Taking tips from those working within Hollywood is also wise. Smith recommends “super-fitted styles under suiting for a more dressed-up look”. Meanwhile, Wheeler and Spiridakis emphasise the importance of fit. “The only alteration we did to Carmy’s tee was the length to best suit Jeremy,” Spiridakis says. “Don’t be afraid to take a good-quality tee to a trusted local tailor and adjust the length, body fit and even the sleeve to make you feel your best.” Wheeler adds that when you find the one, invest in it: “You must try on many to find the perfect one and when you do find it, don’t buy one, buy a few of them.”

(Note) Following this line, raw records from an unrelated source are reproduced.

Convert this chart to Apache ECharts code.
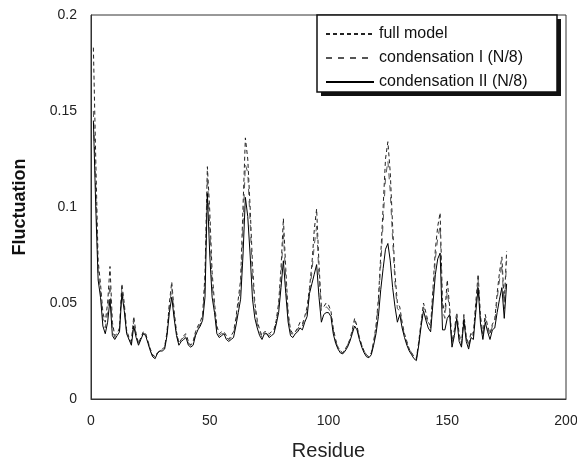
<!DOCTYPE html>
<html><head><meta charset="utf-8">
<script src="https://cdn.jsdelivr.net/npm/echarts/dist/echarts.min.js"></script>
<style>html,body{margin:0;padding:0;background:#fff}#c{width:577px;height:461px}</style>
</head><body><div id="c"></div>
<script>
var xTicks = [0, 50, 100, 150, 200];
var yTicks = [0, 0.05, 0.1, 0.15, 0.2];
var seriesNames = ['full model', 'condensation I (N/8)', 'condensation II (N/8)'];
// residue numbers 1..175
var residues = [];
for (var r = 1; r <= 175; r++) residues.push(r);

var fullModel = [
0.183,0.125,0.072,0.060,0.045,0.040,0.050,0.069,0.040,0.033,
0.034,0.037,0.060,0.050,0.036,0.032,0.030,0.043,0.034,0.029,
0.032,0.035,0.034,0.030,0.026,0.023,0.022,0.024,0.025,0.026,
0.027,0.035,0.050,0.061,0.046,0.035,0.029,0.031,0.033,0.034,
0.030,0.028,0.030,0.035,0.038,0.040,0.044,0.065,0.121,0.098,
0.066,0.050,0.038,0.034,0.035,0.035,0.033,0.031,0.033,0.035,
0.042,0.052,0.062,0.100,0.136,0.125,0.100,0.070,0.050,0.041,
0.036,0.033,0.035,0.035,0.034,0.035,0.036,0.041,0.050,0.068,
0.094,0.068,0.045,0.036,0.034,0.035,0.037,0.040,0.039,0.043,
0.048,0.058,0.070,0.088,0.099,0.070,0.048,0.048,0.050,0.049,
0.046,0.037,0.031,0.027,0.025,0.024,0.026,0.028,0.031,0.036,
0.042,0.038,0.032,0.028,0.025,0.023,0.022,0.024,0.030,0.038,
0.052,0.075,0.100,0.125,0.134,0.118,0.090,0.065,0.050,0.048,
0.040,0.034,0.030,0.026,0.024,0.022,0.021,0.030,0.040,0.050,
0.045,0.040,0.038,0.058,0.078,0.090,0.097,0.050,0.045,0.062,
0.048,0.030,0.036,0.045,0.034,0.029,0.044,0.033,0.028,0.035,
0.034,0.050,0.065,0.043,0.034,0.044,0.038,0.034,0.039,0.041,
0.055,0.066,0.074,0.050,0.077];

var condensationI = [
0.150,0.110,0.066,0.057,0.042,0.037,0.045,0.060,0.036,0.032,
0.033,0.036,0.058,0.048,0.035,0.031,0.029,0.041,0.033,0.029,
0.031,0.034,0.034,0.030,0.025,0.022,0.021,0.024,0.025,0.026,
0.027,0.034,0.048,0.058,0.044,0.034,0.029,0.031,0.032,0.033,
0.029,0.028,0.029,0.034,0.037,0.039,0.043,0.060,0.116,0.090,
0.060,0.048,0.036,0.033,0.034,0.034,0.032,0.031,0.032,0.034,
0.040,0.049,0.058,0.090,0.122,0.118,0.092,0.063,0.047,0.039,
0.035,0.032,0.034,0.034,0.033,0.034,0.035,0.040,0.048,0.064,
0.086,0.063,0.043,0.035,0.033,0.035,0.036,0.039,0.038,0.042,
0.046,0.056,0.066,0.080,0.090,0.064,0.046,0.046,0.048,0.047,
0.045,0.036,0.030,0.027,0.025,0.024,0.026,0.028,0.031,0.035,
0.041,0.037,0.032,0.028,0.025,0.023,0.022,0.024,0.029,0.037,
0.050,0.070,0.092,0.115,0.124,0.108,0.083,0.060,0.047,0.046,
0.039,0.033,0.029,0.026,0.024,0.022,0.021,0.029,0.039,0.048,
0.043,0.039,0.037,0.055,0.073,0.084,0.090,0.046,0.042,0.056,
0.046,0.029,0.035,0.044,0.032,0.028,0.043,0.032,0.027,0.034,
0.033,0.048,0.062,0.041,0.033,0.042,0.037,0.033,0.038,0.040,
0.052,0.062,0.070,0.047,0.072];

var condensationII = [
0.145,0.100,0.062,0.053,0.038,0.034,0.040,0.052,0.033,0.031,
0.033,0.035,0.055,0.046,0.034,0.031,0.028,0.038,0.032,0.028,
0.031,0.034,0.033,0.029,0.025,0.022,0.021,0.024,0.025,0.025,
0.026,0.033,0.045,0.053,0.042,0.033,0.028,0.030,0.031,0.032,
0.028,0.027,0.028,0.033,0.036,0.038,0.041,0.053,0.107,0.075,
0.053,0.045,0.034,0.032,0.033,0.034,0.031,0.030,0.031,0.032,
0.038,0.045,0.052,0.075,0.105,0.095,0.075,0.052,0.042,0.037,
0.033,0.031,0.034,0.034,0.032,0.033,0.034,0.039,0.045,0.058,
0.072,0.055,0.040,0.033,0.032,0.034,0.035,0.037,0.036,0.040,
0.043,0.055,0.060,0.065,0.070,0.053,0.040,0.044,0.045,0.045,
0.043,0.034,0.029,0.026,0.024,0.0235,0.025,0.027,0.030,0.034,
0.038,0.036,0.031,0.027,0.024,0.022,0.0215,0.023,0.028,0.034,
0.043,0.057,0.068,0.078,0.081,0.072,0.058,0.048,0.040,0.044,
0.037,0.032,0.028,0.025,0.023,0.021,0.020,0.028,0.038,0.046,
0.041,0.037,0.035,0.050,0.065,0.073,0.076,0.036,0.036,0.042,
0.044,0.027,0.033,0.042,0.030,0.027,0.041,0.030,0.026,0.032,
0.031,0.045,0.058,0.039,0.031,0.040,0.035,0.031,0.036,0.037,
0.045,0.052,0.058,0.042,0.060];

function pairs(vals){ return residues.map(function(r,i){ return [r, vals[i]]; }); }

var chart = echarts.init(document.getElementById('c'), null, {renderer:'canvas'});
var FONT = 'Liberation Sans, Arial, sans-serif';
chart.setOption({
  animation: false,
  backgroundColor: '#fff',
  grid: {left: 91, right: 11, top: 15, bottom: 62, containLabel: false, outerBoundsMode: 'none',
         show: true, borderColor: '#333', borderWidth: 1, backgroundColor: 'transparent'},
  xAxis: {
    type: 'value', min: xTicks[0], max: xTicks[xTicks.length-1], interval: 50,
    name: 'Residue', nameLocation: 'middle', nameGap: 42,
    nameTextStyle: {fontFamily: FONT, fontSize: 20, color: '#222'},
    axisLine: {show: true, lineStyle: {color: '#333', width: 1}},
    axisTick: {show: false}, splitLine: {show: false},
    axisLabel: {fontFamily: FONT, fontSize: 14, color: '#222', margin: 15}
  },
  yAxis: {
    type: 'value', min: yTicks[0], max: yTicks[yTicks.length-1], interval: 0.05,
    name: 'Fluctuation', nameLocation: 'middle', nameGap: 62, nameRotate: 90,
    nameTextStyle: {fontFamily: FONT, fontSize: 18, fontWeight: 'bold', color: '#111'},
    axisLine: {show: true, lineStyle: {color: '#333', width: 1}},
    axisTick: {show: false}, splitLine: {show: false},
    axisLabel: {fontFamily: FONT, fontSize: 14, color: '#222', margin: 14,
      formatter: function(v){ return v === 0 ? '0' : String(+v.toFixed(2)); }}
  },
  graphic: [
    {type: 'rect', z: 5, shape: {x: 321, y: 19, width: 240, height: 77}, style: {fill: '#111'}},
    {type: 'rect', z: 6, shape: {x: 317, y: 15, width: 240, height: 77},
     style: {fill: '#fff', stroke: '#111', lineWidth: 1.5}}
  ],
  legend: {
    z: 10, orient: 'vertical', left: 317, top: 15, padding: [11, 10, 8, 8],
    itemWidth: 48, itemHeight: 14, itemGap: 8,
    itemStyle: {opacity: 0},
    textStyle: {fontFamily: FONT, fontSize: 16, color: '#111'},
    data: seriesNames
  },
  series: [
    {name: seriesNames[0], type: 'line', data: pairs(fullModel), showSymbol: false, symbol: 'none',
     lineStyle: {color: '#222', width: 1, type: [4, 3]}, itemStyle: {color: '#222'}, z: 2},
    {name: seriesNames[1], type: 'line', data: pairs(condensationI), showSymbol: false, symbol: 'none',
     lineStyle: {color: '#555', width: 1, type: [6, 6]}, itemStyle: {color: '#555'}, z: 3},
    {name: seriesNames[2], type: 'line', data: pairs(condensationII), showSymbol: false, symbol: 'none',
     lineStyle: {color: '#000', width: 1, type: 'solid'}, itemStyle: {color: '#000'}, z: 4}
  ]
});
</script></body></html>
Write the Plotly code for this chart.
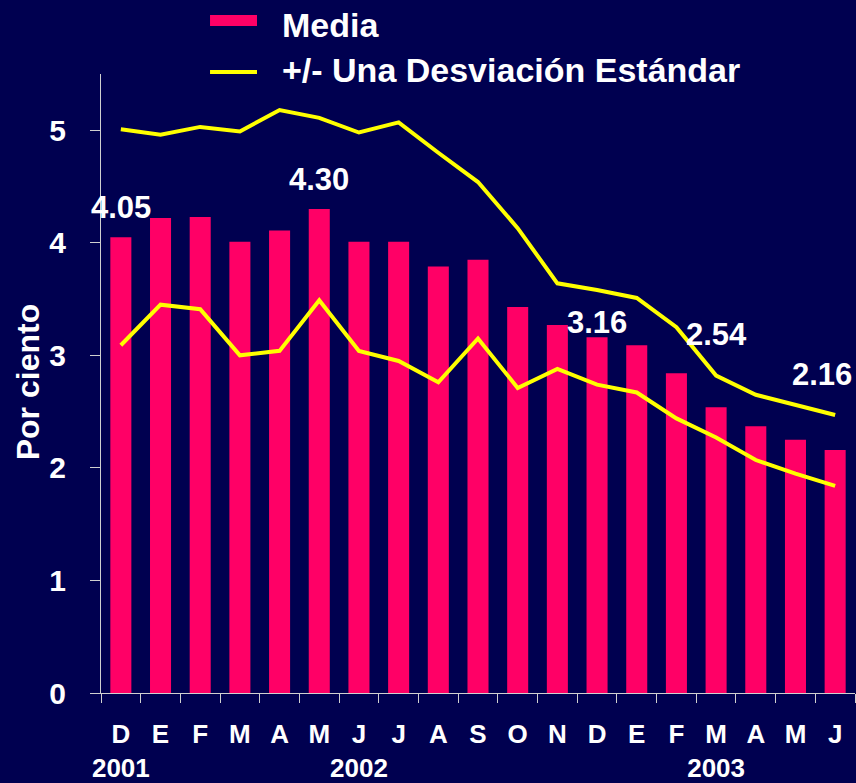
import plotly.graph_objects as go

# ---- data ----
periods = ["2001-12", "2002-01", "2002-02", "2002-03", "2002-04", "2002-05", "2002-06",
           "2002-07", "2002-08", "2002-09", "2002-10", "2002-11", "2002-12", "2003-01",
           "2003-02", "2003-03", "2003-04", "2003-05", "2003-06"]
month_labels = ["D", "E", "F", "M", "A", "M", "J", "J", "A", "S", "O", "N",
                "D", "E", "F", "M", "A", "M", "J"]
year_labels = ["2001", "", "", "", "", "", "2002", "", "", "", "", "", "",
               "", "", "2003", "", "", ""]
media = [4.05, 4.22, 4.23, 4.01, 4.11, 4.30, 4.01, 4.01, 3.79, 3.85,
         3.43, 3.27, 3.16, 3.09, 2.84, 2.54, 2.37, 2.25, 2.16]
upper = [5.01, 4.96, 5.03, 4.99, 5.18, 5.11, 4.98, 5.07, 4.80, 4.54,
         4.13, 3.64, 3.58, 3.51, 3.25, 2.82, 2.65, 2.56, 2.47]
lower = [3.09, 3.45, 3.41, 3.00, 3.04, 3.49, 3.04, 2.95, 2.76, 3.15,
         2.71, 2.88, 2.74, 2.67, 2.44, 2.27, 2.07, 1.95, 1.84]
labeled_idx = [0, 5, 12, 15, 18]
y_ticks = [0, 1, 2, 3, 4, 5]

# ---- style ----
BG = "#000050"
PINK = "#ff0066"
YELLOW = "#ffff00"
AXIS = "#d0d0d0"
FONT = "Liberation Sans, Arial, sans-serif"
label_yshift = [30, 30, 15, 73, 75]
label_xshift = [0, 0, 0, 0, -13]

ticktext = [m + ("<br>" + y if y else "") for m, y in zip(month_labels, year_labels)]

fig = go.Figure()
fig.add_trace(go.Bar(x=periods, y=media, name="Media",
                     marker=dict(color=PINK, line=dict(width=0)), showlegend=False))
fig.add_trace(go.Scatter(x=periods, y=upper, mode="lines", name="+/- Una Desviación Estándar",
                         line=dict(color=YELLOW, width=4), showlegend=False))
fig.add_trace(go.Scatter(x=periods, y=lower, mode="lines", name="-1 DE",
                         line=dict(color=YELLOW, width=4), showlegend=False))

for i, ys, xs in zip(labeled_idx, label_yshift, label_xshift):
    fig.add_annotation(x=periods[i], y=media[i], text=f"{media[i]:.2f}", showarrow=False,
                       yanchor="middle", xanchor="center", yshift=ys, xshift=xs,
                       font=dict(family=FONT, size=31, color="white", weight="bold"))

# custom legend
fig.add_shape(type="rect", xref="paper", yref="paper", x0=0.1446, x1=0.2069,
              y0=1.0775, y1=1.0953, fillcolor=PINK, line=dict(width=0))
fig.add_shape(type="line", xref="paper", yref="paper", x0=0.1446, x1=0.2069,
              y0=1.0032, y1=1.0032, line=dict(color=YELLOW, width=4))
fig.add_annotation(xref="paper", yref="paper", x=0.2380, y=1.0784, xanchor="left",
                   yanchor="middle", text="Media", showarrow=False,
                   font=dict(family=FONT, size=34, color="white", weight="bold"))
fig.add_annotation(xref="paper", yref="paper", x=0.2380, y=1.0057, xanchor="left",
                   yanchor="middle", text="+/- Una Desviación Estándar", showarrow=False,
                   font=dict(family=FONT, size=34, color="white", weight="bold"))

# y-axis title
fig.add_annotation(xref="paper", yref="paper", x=-0.0968, y=0.502, xanchor="center",
                   yanchor="middle", textangle=-90, text="Por ciento", showarrow=False,
                   font=dict(family=FONT, size=32, color="white", weight="bold"))

fig.update_layout(
    width=856, height=783,
    paper_bgcolor=BG, plot_bgcolor=BG,
    margin=dict(l=101, r=1, t=74, b=90),
    bargap=0.47,
    showlegend=False,
    xaxis=dict(type="category", tickmode="array", tickvals=periods, ticktext=ticktext,
               range=[-0.5, len(periods) - 0.5],
               tickson="boundaries", ticks="outside", ticklen=9, tickcolor=AXIS,
               showline=True, linecolor=AXIS, linewidth=1, showgrid=False,
               tickangle=0, automargin=False, ticklabelstandoff=18,
               tickfont=dict(family=FONT, size=26, color="white", weight="bold")),
    yaxis=dict(range=[0, 5.5], tickmode="array", tickvals=y_ticks,
               ticks="outside", ticklen=10, tickcolor=AXIS,
               showline=True, linecolor=AXIS, linewidth=1, showgrid=False, zeroline=False,
               automargin=False, ticklabelstandoff=18,
               tickfont=dict(family=FONT, size=30, color="white", weight="bold")),
)

fig.write_html("out.html",
               config={"displayModeBar": False},
               post_script="document.body.style.margin='0';"
                           "document.body.style.background='" + BG + "';")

Mr Michael B Jordan at the “Nope” premiere, California, 18 July 2022. Photograph by Ms Unique Nicole/Getty Images
Both Telfer and Torstensson point to the versatility of the white T-shirt but, in pursuit of that boyfriend look, don’t see it as a lowly basic. Instead, play to its power. Torstensson says the presence of the item comes back to that humblebrag quality: “It’s the seemingly nonchalant look of a white T-shirt that exudes that alluring appeal. [It’s] that sweet spot of looking like you have hardly tried at all, when it’s actually a very considered look.”
On The Bear, Spiridakis and Wheeler were very aware of the white T-shirt’s lineage – and wanted to place Allen White in the tradition of Brando et al, but for a new era. “It goes back to that classic sex appeal,” Wheeler says. “He’s a little troubled, he might be trouble, but there’s something very appealing in finding that out for oneself.”
It’s also relatable. “The T-shirt has had every person watching thinking of a favourite T-shirt they’ve stolen from a partner or ex, or the T-shirt from the bedroom floor that they have ended up in the morning after,” says Spiridakis. “The T-shirt is part of the fantasy.”